Vordering van de benadeelde partij [bedrijf 1] Edelsmeden
Wijst toe de vordering tot schadevergoeding van de benadeelde partij [bedrijf 1] Edelsmeden ter zake van het in strafzaak A subsidiair bewezen verklaarde tot het bedrag van
€ 30.865,59 (dertigduizend achthonderdvijfenzestig euro en negenenvijftig cent) ter zake van materiële schadeen veroordeelt de verdachte die, evenals zijn mededaders, hoofdelijk voor het gehele bedrag aansprakelijk is, met dien verstande dat indien en voor zover de een aan zijn betalingsverplichting heeft voldaan, de een of meer anderen daarvan in zoverre zullen zijn bevrijd, om dit bedrag tegen een behoorlijk bewijs van kwijting te betalen aan de benadeelde partij.
Verwijst de verdachte in de door de benadeelde partij gemaakte en ten behoeve van de tenuitvoerlegging nog te maken kosten, tot aan de datum van deze uitspraak begroot op nihil.
Legt aan de verdachte de verplichting op om aan de Staat, ten behoeve van het slachtoffer, genaamd [bedrijf 1] Edelsmeden, ter zake van het in strafzaak A subsidiair bewezen verklaarde een bedrag te betalen van
€ 30.865,59 (dertigduizend achthonderdvijfenzestig euro en negenenvijftig cent) als vergoeding voor materiële schade, bij gebreke van betaling en verhaal te vervangen door
90 (negentig) dagen jeugddetentie, met dien verstande dat de toepassing van die jeugddetentie de verplichting tot schadevergoeding aan de Staat ten behoeve van het slachtoffer niet opheft.
Bepaalt dat de verplichting tot betaling van schadevergoeding aan de Staat ten behoeve van het slachtoffer voor de verdachte komt te vervallen indien en voor zover mededaders hebben voldaan aan de verplichting tot betaling aan de Staat ten behoeve van het slachtoffer.

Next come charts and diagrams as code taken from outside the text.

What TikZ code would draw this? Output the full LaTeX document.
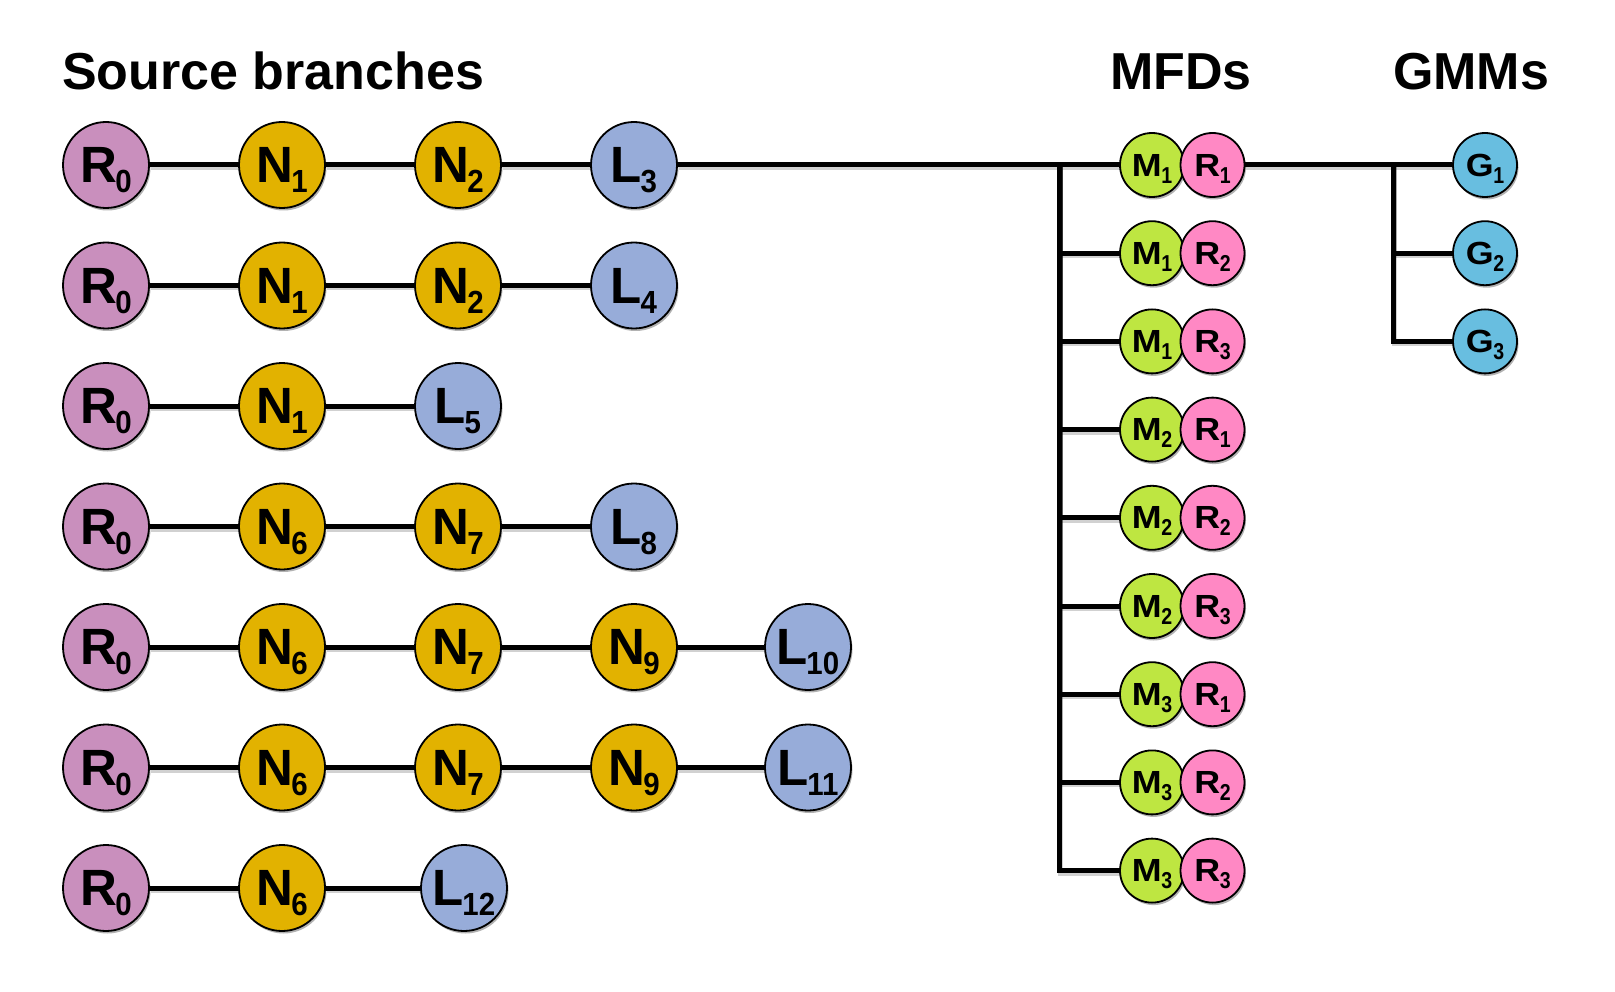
\documentclass[tikz,border=0pt]{standalone}
\usepackage{fontspec}
\setmainfont{Liberation Sans}
\usetikzlibrary{shadows}
\definecolor{rzero}{RGB}{201,143,189}
\definecolor{nyel}{RGB}{226,178,0}
\definecolor{lblue}{RGB}{151,172,217}
\definecolor{mgreen}{RGB}{190,230,65}
\definecolor{rpink}{RGB}{255,136,196}
\definecolor{gcyan}{RGB}{104,190,224}
\newcommand\BL[2]{\fontsize{51}{51}\selectfont\bfseries #1\kern-1.5pt\raisebox{-10pt}[0pt][0pt]{\scalebox{0.92}[1]{\fontsize{32}{32}\selectfont #2}}}
\newcommand\SL[2]{\fontsize{32}{32}\selectfont\bfseries \scalebox{1.12}[1]{#1}\kern-0.5pt\raisebox{-7pt}[0pt][0pt]{\scalebox{0.85}[1]{\fontsize{23}{23}\selectfont #2}}}
\tikzset{
  circ/.style={circle, draw=black, line width=1.8pt, inner sep=0pt,
    drop shadow={shadow xshift=1.5pt, shadow yshift=-2.5pt, opacity=0.3, fill=black}},
  bigc/.style={circ, minimum size=86pt},
  smallc/.style={circ, minimum size=64pt},
  rz/.style={bigc, fill=rzero},
  nn/.style={bigc, fill=nyel},
  ll/.style={bigc, fill=lblue},
  mm/.style={smallc, fill=mgreen},
  rr/.style={smallc, fill=rpink},
  gg/.style={smallc, fill=gcyan},
  conn/.style={line width=5pt, draw=black,
    preaction={draw=black, opacity=0.18, line width=5pt, transform canvas={shift={(1pt,-2.5pt)}}}},
  ttl/.style={anchor=base west, inner sep=0pt, font=\fontsize{52}{52}\selectfont\bfseries}
}
\begin{document}
\begin{tikzpicture}[x=1pt,y=-1pt]
\path[use as bounding box] (0,0) rectangle (1615,992);
% titles
\node[ttl] (t1) at (62,90) {Source branches};
\node[ttl] (t2) at (1110,90) {MFDs};
\node[ttl] (t3) at (1393,90) {GMMs};
% connectors first (drawn under the circles)
\coordinate (vt) at (1059,165);
\coordinate (gt) at (1393,165);
% row 1
\node[rz] (a0) at (106,165) {\BL{R}{0}};
\node[nn] (a1) at (282,165) {\BL{N}{1}};
\node[nn] (a2) at (458,165) {\BL{N}{2}};
\node[ll] (a3) at (634,165) {\BL{L}{3}};
% row 2
\node[rz] (b0) at (106,285.5) {\BL{R}{0}};
\node[nn] (b1) at (282,285.5) {\BL{N}{1}};
\node[nn] (b2) at (458,285.5) {\BL{N}{2}};
\node[ll] (b3) at (634,285.5) {\BL{L}{4}};
% row 3
\node[rz] (c0) at (106,406) {\BL{R}{0}};
\node[nn] (c1) at (282,406) {\BL{N}{1}};
\node[ll] (c2) at (458,406) {\BL{L}{5}};
% row 4
\node[rz] (d0) at (106,526.5) {\BL{R}{0}};
\node[nn] (d1) at (282,526.5) {\BL{N}{6}};
\node[nn] (d2) at (458,526.5) {\BL{N}{7}};
\node[ll] (d3) at (634,526.5) {\BL{L}{8}};
% row 5
\node[rz] (e0) at (106,647) {\BL{R}{0}};
\node[nn] (e1) at (282,647) {\BL{N}{6}};
\node[nn] (e2) at (458,647) {\BL{N}{7}};
\node[nn] (e3) at (634,647) {\BL{N}{9}};
\node[ll] (e4) at (808,647) {\BL{L}{10}};
% row 6
\node[rz] (f0) at (106,767.5) {\BL{R}{0}};
\node[nn] (f1) at (282,767.5) {\BL{N}{6}};
\node[nn] (f2) at (458,767.5) {\BL{N}{7}};
\node[nn] (f3) at (634,767.5) {\BL{N}{9}};
\node[ll] (f4) at (808,767.5) {\BL{L}{11}};
% row 7
\node[rz] (g0) at (106,888) {\BL{R}{0}};
\node[nn] (g1) at (282,888) {\BL{N}{6}};
\node[ll] (g2) at (464,888) {\BL{L}{12}};
% branch connectors
\draw[conn] (a0) -- (a1) (a1) -- (a2) (a2) -- (a3);
\draw[conn] (b0) -- (b1) (b1) -- (b2) (b2) -- (b3);
\draw[conn] (c0) -- (c1) (c1) -- (c2);
\draw[conn] (d0) -- (d1) (d1) -- (d2) (d2) -- (d3);
\draw[conn] (e0) -- (e1) (e1) -- (e2) (e2) -- (e3) (e3) -- (e4);
\draw[conn] (f0) -- (f1) (f1) -- (f2) (f2) -- (f3) (f3) -- (f4);
\draw[conn] (g0) -- (g1) (g1) -- (g2);
% MFDs
\foreach \m/\r [count=\k from 0] in {1/1,1/2,1/3,2/1,2/2,2/3,3/1,3/2,3/3} {
  \pgfmathsetmacro\yy{165+88.2*\k}
  \node[mm] (M\k) at (1152,\yy) {\SL{M}{\m}};
  \node[rr] (Q\k) at (1212.5,\yy) {\SL{R}{\r}};
}
% GMMs
\node[gg] (G0) at (1485,165) {\SL{G}{1}};
\node[gg] (G1) at (1485,253.2) {\SL{G}{2}};
\node[gg] (G2) at (1485,341.4) {\SL{G}{3}};
% trunk lines
\draw[conn] (a3) -- (M0);
\foreach \k in {1,...,8} {
  \draw[conn, line join=miter] (vt) |- (M\k.west);
}
\draw[conn] (Q0) -- (G0);
\draw[conn, line join=miter] (gt) |- (G1.west);
\draw[conn, line join=miter] (gt) |- (G2.west);
\end{tikzpicture}
\end{document}
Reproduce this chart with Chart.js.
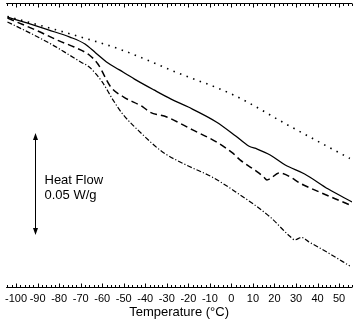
<!DOCTYPE html>
<html>
<head>
<meta charset="utf-8">
<script src="https://cdn.jsdelivr.net/npm/chart.js@4/dist/chart.umd.min.js"></script>
<style>
  body { margin: 0; background: #fff; }
  canvas { display: block; }
</style>
</head>
<body>
<canvas id="dscChart" width="354" height="326"></canvas>
<script>
// tick labels on the temperature axis
var tickTemps = [-100, -90, -80, -70, -60, -50, -40, -30, -20, -10, 0, 10, 20, 30, 40, 50];

// dotted curve
var dottedT  = [-104, -78, -51, -26, 1, 27, 55];
var dottedHF = [-0.0061, -0.0137, -0.0225, -0.0333, -0.0446, -0.0598, -0.0757];

// solid curve
var solidT  = [-104, -95, -85, -75, -68, -63, -58, -52, -45, -36, -28, -20, -7, 2, 8, 12, 18, 25, 34, 45, 56];
var solidHF = [-0.0064, -0.0093, -0.0127, -0.0162, -0.0196, -0.0240, -0.0284, -0.0323, -0.0368, -0.0421, -0.0466,
               -0.0505, -0.0578, -0.0647, -0.0696, -0.0711, -0.0740, -0.0789, -0.0833, -0.0907, -0.0970];

// dashed curve
var dashedT  = [-104, -90, -80, -73, -66, -62, -56, -50, -41, -38, -30, -18, -7, 0.5, 4, 12, 15, 16.5, 18.5, 22, 33.5, 55];
var dashedHF = [-0.0069, -0.0132, -0.0181, -0.0211, -0.0250, -0.0294, -0.0407, -0.0456, -0.0505, -0.0529, -0.0554,
                -0.0617, -0.0676, -0.0730, -0.0764, -0.0823, -0.0848, -0.0862, -0.0853, -0.0828, -0.0887, -0.0985];

// dash-dot curve
var dashDotT  = [-104, -93, -83, -70, -66, -60, -55, -50.5, -42, -32, -21, -9, 2, 18, 27, 29.5, 32.5, 36, 45, 55];
var dashDotHF = [-0.0088, -0.0145, -0.0201, -0.0284, -0.0309, -0.0382, -0.0470, -0.0539, -0.0632, -0.0725, -0.0789,
                 -0.0848, -0.0921, -0.1044, -0.1137, -0.1156, -0.1144, -0.1166, -0.1220, -0.1284];

// scale bar: 0.05 W/g
var barTemp = -91;
var barTop = -0.0632;
var barSize = 0.05;

function toPoints(xs, ys) {
  return xs.map(function (x, i) { return { x: x, y: ys[i] }; });
}

function curve(xs, ys, dash, width) {
  return {
    data: toPoints(xs, ys),
    borderColor: '#000',
    borderWidth: width,
    borderDash: dash,
    pointRadius: 0,
    fill: false,
    cubicInterpolationMode: 'monotone'
  };
}

// inward ticks on the top and bottom frame lines
var frameTicks = {
  id: 'frameTicks',
  afterDraw: function (chart) {
    var ctx = chart.ctx;
    var area = chart.chartArea;
    var xs = chart.scales.x;
    var topY = area.top - 0.5;
    var botY = area.bottom + 0.5;
    ctx.save();
    ctx.strokeStyle = '#000';
    ctx.lineWidth = 1;
    ctx.beginPath();
    ctx.moveTo(area.left, topY); ctx.lineTo(area.right, topY);
    ctx.moveTo(area.left, botY); ctx.lineTo(area.right, botY);
    for (var t = -104; t <= 56; t += 2) {
      var px = Math.round(xs.getPixelForValue(t)) + 0.5;
      var len = (t % 10 === 0) ? 4 : 2.5;
      ctx.moveTo(px, topY); ctx.lineTo(px, topY + len);
      ctx.moveTo(px, botY); ctx.lineTo(px, botY - len);
    }
    ctx.stroke();

    // heat flow scale arrow
    var ax = Math.round(xs.getPixelForValue(barTemp)) + 0.5;
    var y1 = chart.scales.y.getPixelForValue(barTop);
    var y2 = chart.scales.y.getPixelForValue(barTop - barSize);
    ctx.beginPath();
    ctx.moveTo(ax, y1 + 4); ctx.lineTo(ax, y2 - 4);
    ctx.stroke();
    ctx.fillStyle = '#000';
    ctx.beginPath();
    ctx.moveTo(ax, y1); ctx.lineTo(ax - 2.5, y1 + 7); ctx.lineTo(ax + 2.5, y1 + 7); ctx.closePath();
    ctx.moveTo(ax, y2); ctx.lineTo(ax - 2.5, y2 - 7); ctx.lineTo(ax + 2.5, y2 - 7); ctx.closePath();
    ctx.fill();

    ctx.font = '13px "Liberation Sans", Arial, sans-serif';
    ctx.textBaseline = 'alphabetic';
    ctx.textAlign = 'left';
    ctx.fillText('Heat Flow', ax + 9, 184);
    ctx.fillText('0.05 W/g', ax + 9, 199);
    ctx.restore();
  }
};

var chart = new Chart(document.getElementById('dscChart'), {
  type: 'line',
  data: {
    datasets: [
      curve(dottedT, dottedHF, [1.5, 5.5], 1.6),
      curve(solidT, solidHF, [], 1.3),
      curve(dashedT, dashedHF, [7, 4], 1.5),
      curve(dashDotT, dashDotHF, [5, 2, 1.2, 2], 1.2)
    ]
  },
  options: {
    responsive: false,
    devicePixelRatio: 1,
    animation: false,
    layout: { padding: { left: 2, right: 2, top: 4, bottom: 0 } },
    plugins: { legend: { display: false }, tooltip: { enabled: false } },
    scales: {
      x: {
        type: 'linear',
        min: -104.6,
        max: 56,
        grid: { display: false, drawTicks: false },
        border: { display: false },
        afterBuildTicks: function (s) {
          s.ticks = tickTemps.map(function (v) { return { value: v }; });
        },
        afterFit: function (s) { s.height = 39; },
        ticks: {
          autoSkip: false,
          maxRotation: 0,
          padding: 5,
          color: '#000',
          font: { family: '"Liberation Sans", Arial, sans-serif', size: 11 }
        },
        title: {
          display: true,
          text: 'Temperature (°C)',
          color: '#000',
          font: { family: '"Liberation Sans", Arial, sans-serif', size: 13 },
          padding: { top: 0, bottom: 6 }
        }
      },
      y: {
        display: false,
        min: -0.1387,
        max: 0
      }
    }
  },
  plugins: [frameTicks]
});
</script>
</body>
</html>
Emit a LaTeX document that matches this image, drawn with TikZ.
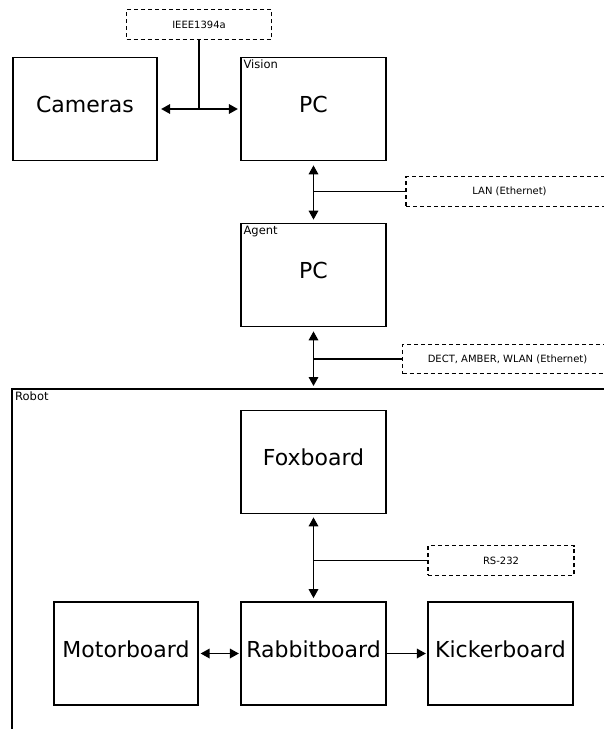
\documentclass[tikz,border=0pt]{standalone}
\usepackage{fontspec}
\setmainfont{DejaVu Sans}
\usetikzlibrary{arrows.meta}

\begin{document}
\begin{tikzpicture}[x=1pt, y=-1pt, >={Triangle[length=9pt,width=9.5pt]},
    unit/.style={draw, line width=1.7pt, minimum width=144.5pt, minimum height=103pt, inner sep=0pt,
      text depth=9pt, font=\fontsize{22}{26}\selectfont},
    bus/.style={draw, line width=1.2pt, dash pattern=on 4pt off 3pt, minimum height=29.5pt, inner sep=0pt,
      font=\fontsize{10}{12}\selectfont},
    tag/.style={anchor=north west, inner sep=3pt, font=\fontsize{11.5}{13}\selectfont},
    link/.style={line width=1.7pt}]
  \useasboundingbox (0,0) rectangle (604,729);
  % vision system
  \node (cameras) [unit] at (85,109) {Cameras};
  \node (vision) [unit, label={[tag]north west:Vision}] at (313.5,109) {PC};
  \node (ieee) [bus, minimum width=145pt] at (199,24.5) {IEEE1394a};
  \draw [<->, link, shorten <=3pt, shorten >=2.5pt] (cameras.east) -- (vision.west);
  \draw [link] (ieee.south) -- (ieee.south |- cameras.east);
  % agent
  \node (agent) [unit, label={[tag]north west:Agent}] at (313.5,275) {PC};
  \node (lan) [bus, minimum width=207pt] at (509.5,191.5) {LAN (Ethernet)};
  \draw [<->, link, shorten <=4pt, shorten >=3pt] (vision.south) -- (agent.north);
  \draw [link] (lan.west) -- (vision.south |- lan.west);
  % robot frame
  \coordinate (robotnw) at (12,389);
  \draw [link] (12,735) -- (robotnw) -- (612,389);
  \node (robot) [tag] at (robotnw) {Robot};
  \node (dect) [bus, minimum width=210pt] at (507.5,359) {DECT, AMBER, WLAN (Ethernet)};
  \draw [<->, link, shorten <=4pt, shorten >=3pt] (agent.south) -- (agent.south |- robotnw);
  \draw [link] (dect.west) -- (agent.south |- dect.west);
  % boards
  \node (fox) [unit] at (313.5,462) {Foxboard};
  \node (rabbit) [unit] at (313.5,653.5) {Rabbitboard};
  \node (motor) [unit] at (126,653.5) {Motorboard};
  \node (kicker) [unit] at (500.5,653.5) {Kickerboard};
  \node (rs) [bus, minimum width=146pt] at (501,560.5) {RS-232};
  \draw [<->, link, shorten <=3pt, shorten >=3pt] (fox.south) -- (rabbit.north);
  \draw [link] (rs.west) -- (fox.south |- rs.west);
  \draw [<->, link, shorten <=1.5pt, shorten >=1.5pt] (motor.east) -- (rabbit.west);
  \draw [->, link, shorten >=1.5pt] (rabbit.east) -- (kicker.west);
\end{tikzpicture}
\end{document}
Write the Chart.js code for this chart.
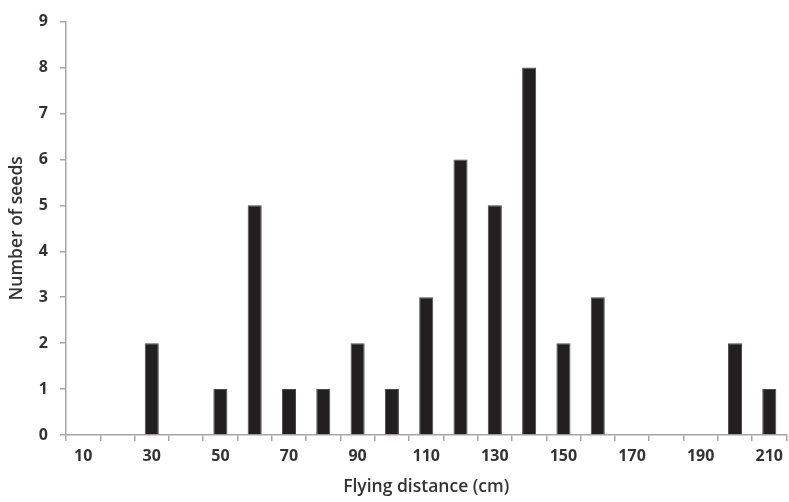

Bepaalt dat, indien de verdachte heeft voldaan aan de verplichting tot betaling aan de Staat daarmee de verplichting tot betaling aan de benadeelde partij in zoverre komt te vervallen en andersom dat, indien de verdachte heeft voldaan aan de verplichting tot betaling aan de benadeelde partij daarmee de verplichting tot betaling aan de Staat in zoverre komt te vervallen.
Gelast de tenuitvoerlegging van de straf, voor zover voorwaardelijk opgelegd bij vonnis van de politierechter in de rechtbank Noord-Holland, locatie Haarlem, van 14 februari 2014, parketnummer
15-169685-13, te weten van:
Taakstraf (voorheen: werkstraf)voor de duur van
40 (veertig) uren, bij gebreke van het naar behoren verrichten te vervangen door
20 (twintig) dagen hechtenis.
Dit arrest is gewezen door de meervoudige strafkamer van het gerechtshof Amsterdam, waarin zitting hadden mr. M.M. van der Nat, mr. J.L. Bruinsma en mr. P.H.M. Kuster, in tegenwoordigheid van
mr. D. Zeiss, griffier, en is uitgesproken op de openbare terechtzitting van dit gerechtshof van
10 juni 2016.
Mrs. M.M. van der Nat en P.H.M. Kuster zijn buiten staat dit arrest mede te ondertekenen.